Uygulamada âcil durumlarda asker sevkiyatı talebiyle karşılaşan mansabdârlar bunun için gereken maddî meblağı bulmakta zorluk çektiklerinde devlet hazinesinden borç almaları mümkündü. Bu uygulamaya "müsâadet" deniliyordu. Hükümdar, mansabdârlara tahsis ettiği araziyi mansabdâr hayatta iken ondan alıp başkasına verebildiği gibi bir mansabdârın vefatı halinde sahip olduğu mülk doğrudan devlete dönüyordu. Mansabdârların görev yerleri ve arazileri zaman zaman değiştirilerek sürekli bir güç oluşturacak yapılanma içerisinde olmaları engelleniyordu.

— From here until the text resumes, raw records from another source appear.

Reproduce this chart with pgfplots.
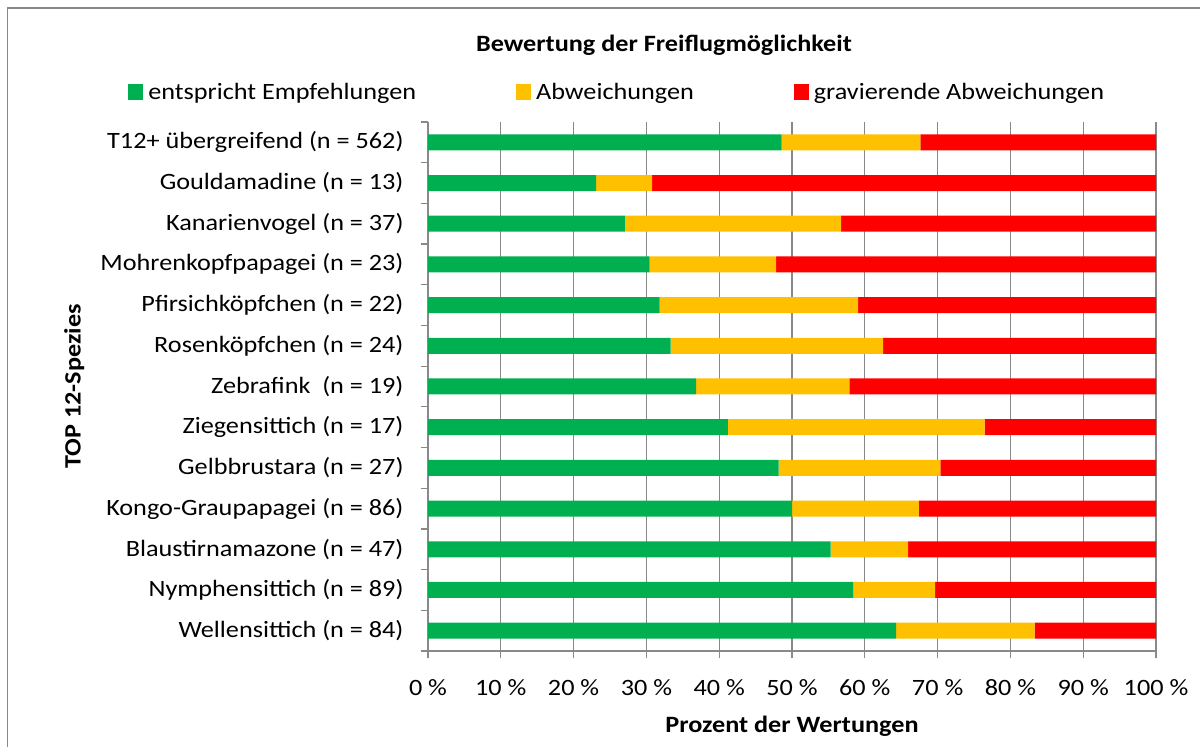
\documentclass[border=0pt]{standalone}
\usepackage{pgfplots}
\pgfplotsset{compat=1.18}
\usepackage{fontspec}
\setmainfont{Carlito}[FakeStretch=1.12]
\definecolor{cgreen}{HTML}{00B050}
\definecolor{cyellow}{HTML}{FFC000}
\definecolor{cred}{HTML}{FF0000}
\definecolor{cgrid}{HTML}{898989}
\newcommand{\fs}{\fontsize{23.5}{28}\selectfont}
\begin{document}
\begin{tikzpicture}[x=1bp,y=1bp]
\path[use as bounding box] (0,0) rectangle (1200,747);
\draw[cgrid, line width=1.6bp] (7.5,-30) rectangle (1230,739);
\node[font=\fs\bfseries, anchor=base] at (664,695) {Bewertung der Freiflugmöglichkeit};
\begin{axis}[
  at={(428bp,96bp)}, anchor=south west,
  scale only axis, width=728bp, height=529bp,
  xbar stacked, bar width=16bp,
  xmin=0, xmax=100,
  ymin=-0.5, ymax=12.5,
  xtick={0,10,...,100},
  xticklabels={0 \%,10 \%,20 \%,30 \%,40 \%,50 \%,60 \%,70 \%,80 \%,90 \%,100 \%},
  ytick={-0.5,0.5,...,12.5},
  yticklabels={},
  extra y ticks={0,...,12},
  extra y tick labels={Wellensittich (n = 84),Nymphensittich (n = 89),Blaustirnamazone (n = 47),Kongo-Graupapagei (n = 86),Gelbbrustara (n = 27),Ziegensittich (n = 17),Zebrafink\ \ (n = 19),Rosenköpfchen (n = 24),Pfirsichköpfchen (n = 22),Mohrenkopfpapagei (n = 23),Kanarienvogel (n = 37),Gouldamadine (n = 13),T12+ übergreifend (n = 562)},
  extra y tick style={major tick length=0pt},
  axis x line*=bottom, axis y line*=left,
  axis line style={cgrid, line width=1.2bp},
  xmajorgrids, major grid style={cgrid, line width=1.2bp},
  major tick style={cgrid, line width=1.2bp},
  major tick length=7.5bp,
  tick align=outside,
  tick label style={font=\fs},
  yticklabel style={xshift=-21bp},
  xticklabel style={anchor=base, yshift=-37bp},
  xlabel={\textbf{Prozent der Wertungen}},
  ylabel={\textbf{TOP 12-Spezies}},
  label style={font=\fs},
  xlabel style={at={(axis description cs:0.5,-0.155)}, anchor=base},
  ylabel style={at={(axis description cs:-0.486,0.5)}, anchor=center},
  legend columns=3,
  legend style={draw=none, fill=none, at={(-0.412,1.0567)}, anchor=west,
    font=\fs, inner sep=0pt,
    /tikz/every odd column/.append style={column sep=3bp},
    /tikz/every even column/.append style={column sep=98bp}},
  legend image code/.code={\fill[#1] (0bp,-8bp) rectangle (15bp,8bp);},
]
\addplot[fill=cgreen, draw=none] coordinates {
(64.29,0) (58.43,1) (55.32,2) (50.00,3) (48.15,4) (41.18,5) (36.84,6) (33.33,7) (31.82,8) (30.43,9) (27.03,10) (23.08,11) (48.58,12)};
\addplot[fill=cyellow, draw=none] coordinates {
(19.05,0) (11.24,1) (10.64,2) (17.44,3) (22.22,4) (35.29,5) (21.05,6) (29.17,7) (27.27,8) (17.39,9) (29.73,10) (7.69,11) (19.04,12)};
\addplot[fill=cred, draw=none] coordinates {
(16.67,0) (30.34,1) (34.04,2) (32.56,3) (29.63,4) (23.53,5) (42.11,6) (37.50,7) (40.91,8) (52.17,9) (43.24,10) (69.23,11) (32.38,12)};
\legend{entspricht Empfehlungen, Abweichungen, gravierende Abweichungen}
\end{axis}
\end{tikzpicture}
\end{document}
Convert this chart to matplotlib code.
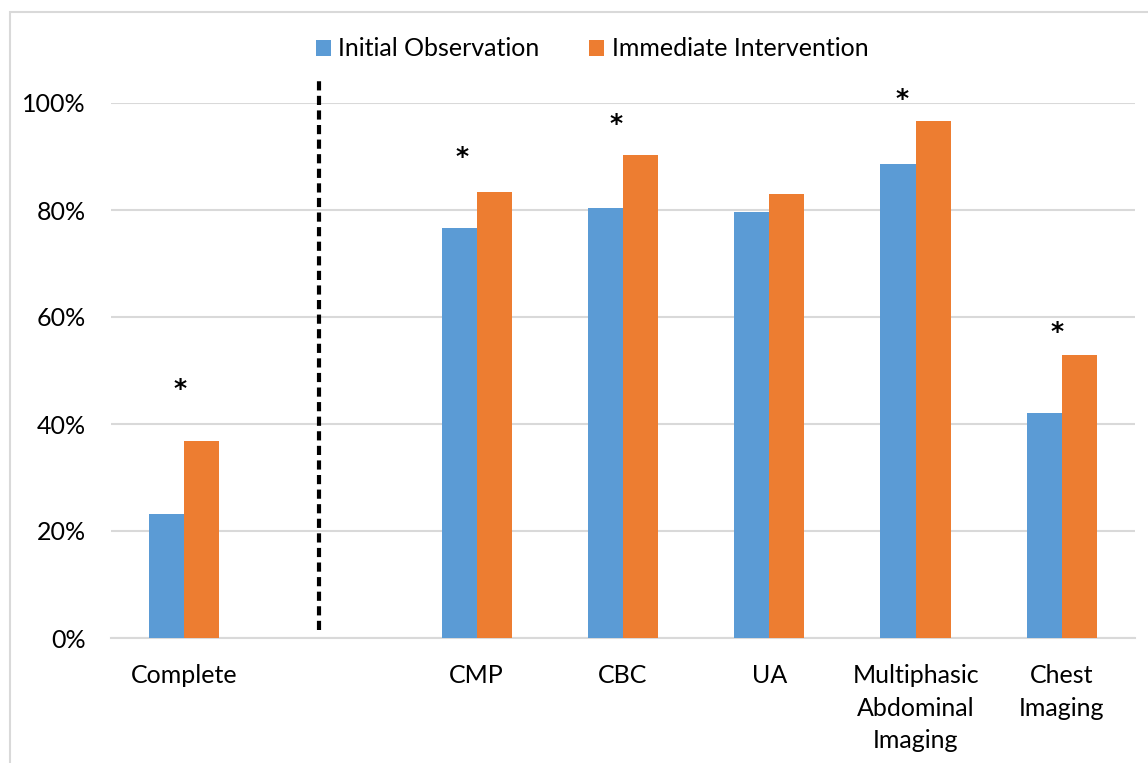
import matplotlib.pyplot as plt
from matplotlib.patches import Rectangle
from matplotlib.ticker import PercentFormatter

plt.rcParams['font.family'] = ['Lato', 'DejaVu Sans']

# data
categories = ['Complete', '', 'CMP', 'CBC', 'UA', 'Multiphasic\nAbdominal\nImaging', 'Chest\nImaging']
initial_obs = [0.232, None, 0.766, 0.804, 0.796, 0.886, 0.421]
immediate_int = [0.368, None, 0.834, 0.903, 0.830, 0.966, 0.529]
significant = [True, False, True, True, False, True, True]

# asterisk placement (x offset from group centre, height above orange bar)
star_dx = [-0.03, 0, -0.10, -0.05, 0, -0.09, -0.03]
star_dy = [0.097, 0, 0.065, 0.058, 0, 0.041, 0.043]

BLUE = '#5B9BD5'
ORANGE = '#ED7D31'
W = 0.24

fig = plt.figure(figsize=(11.48, 7.63), dpi=100)
W_PX, H_PX = 1148, 763
ax = fig.add_axes([111 / W_PX, 1 - 638 / H_PX, (1135 - 111) / W_PX, (638 - 103) / H_PX])

# outer chart frame
fig.patches.append(Rectangle((10 / W_PX, -0.05), 1.1, 1 - 12 / H_PX + 0.05,
                             transform=fig.transFigure, fill=False,
                             edgecolor='#D9D9D9', linewidth=1.5))

xs = [i for i, v in enumerate(initial_obs) if v is not None]
ax.bar([x - W / 2 for x in xs], [initial_obs[x] for x in xs], W, color=BLUE,
       label='Initial Observation', zorder=3)
ax.bar([x + W / 2 for x in xs], [immediate_int[x] for x in xs], W, color=ORANGE,
       label='Immediate Intervention', zorder=3)

for i, sig in enumerate(significant):
    if sig:
        ax.text(i + star_dx[i], immediate_int[i] + star_dy[i], '*', ha='center',
                va='center', fontsize=18, color='black', family='DejaVu Sans',
                fontweight='bold')

# separator between overall and per-test results
ax.plot([0.92, 0.92], [0.015, 1.047], color='black', linestyle=(0, (2.2, 1.3)),
        linewidth=3, clip_on=False, zorder=4)

ax.set_xlim(-0.5, 6.5)
ax.set_ylim(0, 1)
ax.set_yticks([0, 0.2, 0.4, 0.6, 0.8, 1.0])
ax.yaxis.set_major_formatter(PercentFormatter(1.0, decimals=0))
ax.set_xticks(range(len(categories)))
ax.set_xticklabels(categories, linespacing=1.48, va='top')
ax.tick_params(axis='both', length=0, labelsize=18, colors='black')
ax.tick_params(axis='x', pad=19)
ax.tick_params(axis='y', pad=18)
ax.grid(axis='y', color='#D9D9D9', linewidth=1.5, zorder=0)
for s in ['top', 'right', 'left']:
    ax.spines[s].set_visible(False)
ax.spines['bottom'].set_color('#D9D9D9')
ax.spines['bottom'].set_linewidth(1.5)

fig.legend(loc='center', bbox_to_anchor=(592 / W_PX, 1 - 49 / H_PX), ncol=2,
           frameon=False, fontsize=18, handlelength=0.6, handleheight=0.6,
           handletextpad=0.3, columnspacing=2.0)

plt.savefig('out.png', dpi=100)
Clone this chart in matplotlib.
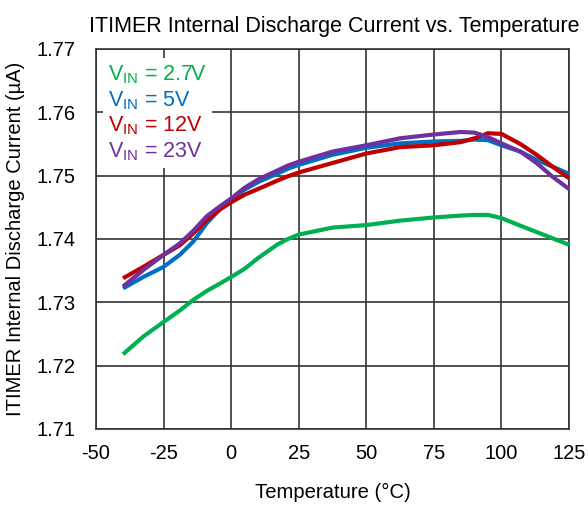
import matplotlib
matplotlib.use("Agg")
import matplotlib.pyplot as plt

plt.rcParams['font.family'] = ['Liberation Sans', 'DejaVu Sans']
plt.rcParams['mathtext.fontset'] = 'custom'
plt.rcParams['mathtext.rm'] = 'Liberation Sans'
plt.rcParams['mathtext.it'] = 'Liberation Sans:italic'
plt.rcParams['mathtext.bf'] = 'Liberation Sans:bold'
plt.rcParams['axes.unicode_minus'] = False

temps = [-40, -32.5, -25, -19, -14, -9, -4, 0, 5, 10, 17, 21, 25, 37.5, 50, 62.5,
         75, 85, 90, 95, 100, 107, 113, 119, 125]

vin_2p7 = [1.7218, 1.7246, 1.7269, 1.7287, 1.7304, 1.7318, 1.7330, 1.7340, 1.7353,
           1.7370, 1.7391, 1.7400, 1.7407, 1.7418, 1.7422, 1.7429, 1.7434, 1.7437,
           1.7438, 1.7438, 1.7433, 1.7421, 1.7411, 1.7401, 1.7391]
vin_5 = [1.7322, 1.7340, 1.7356, 1.7375, 1.7396, 1.7425, 1.7448, 1.7463, 1.7478,
         1.7490, 1.7503, 1.7511, 1.7517, 1.7533, 1.7544, 1.7551, 1.7554, 1.7555,
         1.7557, 1.7556, 1.7548, 1.7538, 1.7525, 1.7514, 1.7503]
vin_12 = [1.7338, 1.7356, 1.7375, 1.7390, 1.7409, 1.7430, 1.7447, 1.7458, 1.7470,
          1.7479, 1.7492, 1.7499, 1.7505, 1.7520, 1.7535, 1.7545, 1.7548, 1.7553,
          1.7559, 1.7567, 1.7566, 1.7550, 1.7533, 1.7514, 1.7496]
vin_23 = [1.7325, 1.7351, 1.7375, 1.7393, 1.7413, 1.7436, 1.7452, 1.7464, 1.7481,
          1.7494, 1.7508, 1.7516, 1.7522, 1.7538, 1.7548, 1.7559, 1.7565, 1.7569,
          1.7568, 1.7561, 1.7551, 1.7538, 1.7520, 1.7498, 1.7479]

labels = [r'V$_{\mathrm{IN}}$ = 2.7V', r'V$_{\mathrm{IN}}$ = 5V',
          r'V$_{\mathrm{IN}}$ = 12V', r'V$_{\mathrm{IN}}$ = 23V']
colors = ['#00B050', '#0070C0', '#C00000', '#7030A0']
series = [vin_2p7, vin_5, vin_12, vin_23]

x_ticks = [-50, -25, 0, 25, 50, 75, 100, 125]
y_ticks = [1.71, 1.72, 1.73, 1.74, 1.75, 1.76, 1.77]

fig = plt.figure(figsize=(5.88, 5.07), dpi=100)
ax = fig.add_axes([96/588, 1-429/507, (569-96)/588, (429-49)/507])

for ys, c, lab in zip(series, colors, labels):
    ax.plot(temps, ys, color=c, lw=3, label=lab, solid_capstyle='butt',
            solid_joinstyle='round', zorder=3)

ax.set_xlim(-50, 125)
ax.set_ylim(1.71, 1.77)
ax.set_xticks(x_ticks)
ax.set_xticklabels([str(v) for v in x_ticks])
ax.set_yticks(y_ticks)
ax.set_yticklabels([f'{v:.2f}' for v in y_ticks])
ax.tick_params(length=0, labelsize=14.5)
ax.tick_params(axis='y', pad=15)
ax.tick_params(axis='x', pad=11)
ax.grid(True, color='#333333', lw=1.2)
ax.set_axisbelow(True)
for s in ax.spines.values():
    s.set_color('#333333')
    s.set_linewidth(1.2)

ax.set_xlabel('Temperature (\u00b0C)', fontsize=14.6, labelpad=14)
ax.set_ylabel('ITIMER Internal Discharge Current (\u00b5A)', fontsize=14.5, labelpad=8)
ax.set_title('ITIMER Internal Discharge Current vs. Temperature', fontsize=15.5,
             pad=12, x=0.503)

leg = ax.legend(loc='upper left', bbox_to_anchor=(0.015, 0.975), frameon=True,
                handlelength=0, handletextpad=0, labelspacing=0.13,
                fontsize=15.5, borderpad=0.25, borderaxespad=0)
leg.get_frame().set_facecolor('white')
leg.get_frame().set_edgecolor('none')
leg.get_frame().set_alpha(1)
for t, c in zip(leg.get_texts(), colors):
    t.set_color(c)
for h in leg.legend_handles:
    h.set_visible(False)

fig.savefig('out.png', dpi=100)
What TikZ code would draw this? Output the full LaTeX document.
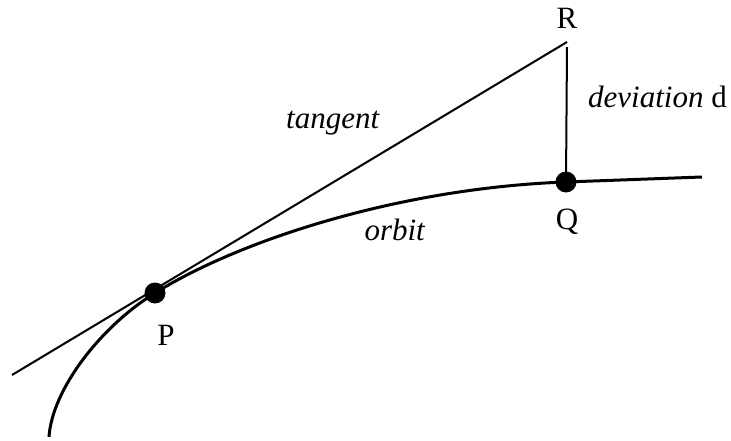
\documentclass[tikz,border=0pt]{standalone}
\usepackage{fontspec}
\setmainfont{Liberation Serif}
\tikzset{
  lbl/.style={font=\fontsize{31}{36}\selectfont, inner sep=0pt},
  dot/.style={circle, fill, minimum size=21pt, inner sep=0pt}
}
\begin{document}
\begin{tikzpicture}[x=1pt, y=-1pt]
  \useasboundingbox (0,0) rectangle (731,441);
  \coordinate (T0) at (12,375);
  \coordinate (R) at (567,42);
  \coordinate (O0) at (49,437);
  \coordinate (O1) at (702,177);
  \node[dot] (P) at (155,293) {};
  \node[dot] (Q) at (566,182) {};

  % tangent and deviation
  \draw[line width=2pt] (T0) -- (R);
  \draw[line width=2pt] (R |- 0,47) -- (Q.center);
  % orbit
  \draw[line width=3pt] (O0) .. controls (52,390) and (100,327) .. (P.center)
    .. controls (240,240) and (400,188) .. (Q.center) -- (O1);

  \node[lbl] (lR) at (567,18) {R};
  \node[lbl] (lQ) at (567,222) {Q};
  \node[lbl] (lP) at (166,335) {P};
  \node[lbl, anchor=west] (ld) at (588,97) {\textit{deviation} d};
  \node[lbl] (lt) at (333,123) {\textit{tangent}};
  \node[lbl] (lo) at (395,230) {\textit{orbit}};
\end{tikzpicture}
\end{document}
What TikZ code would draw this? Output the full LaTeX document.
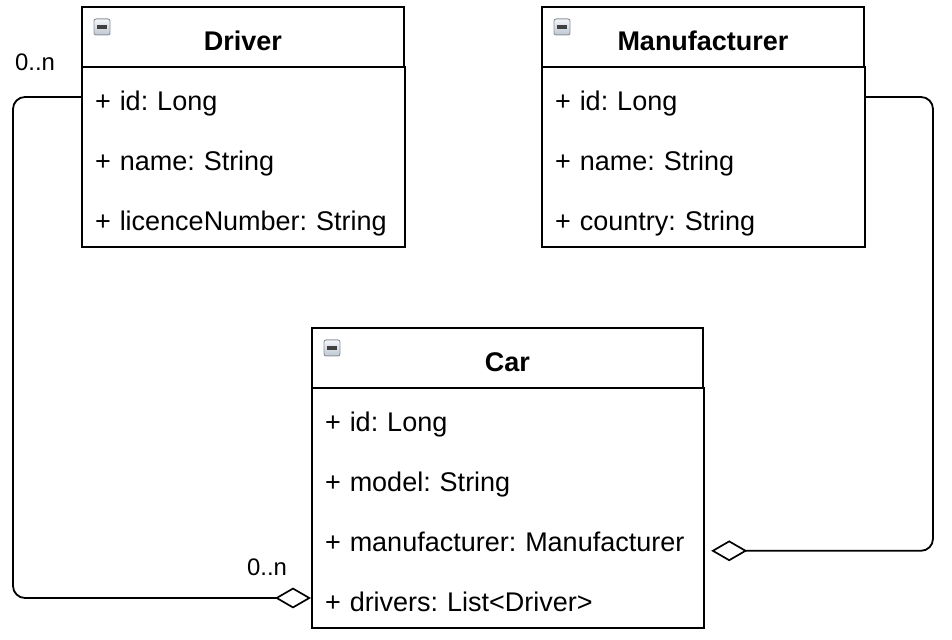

Yine bu amaçla mansabdârların büyük kısmını Hindistan'a dışarıdan gelmiş memurlar teşkil ediyordu.
Mansabdârlık sistemi doğrudan hükümdara bağlı olarak işlediği ve bütün ceza ve taltifler doğrudan hükümdardan geldiği için devletin güçlü olduğu dönemlerde belli bir disiplin içerisinde hükümdara sadakatle işleyen, bu sebeple de Bâbürlü genişlemesinde fonksiyonel olan bir sistemdi. Ancak Evrengzîb'in saltanatının sonlarına doğru bozulmanın ilk işaretleri görülmeye başlandı. Evrengzîb'in ardından yüksek rütbeli mansabların liyakat ve ihtiyaç ölçülerinden çok hükümdarların yakınlarına verilmeye başlanması sistemin etkinliğini ve işlerliğini sarstı. Mansabdâr üzerinde devlet otoritesinin zayıflamasıyla da kendi aralarında mevcut olan rekabet ve bölgesel hâkimiyet mücadelesi had safhaya ulaştı; sonunda bu durum devletin yıkılışına sebep olan etkenlerden biri oldu.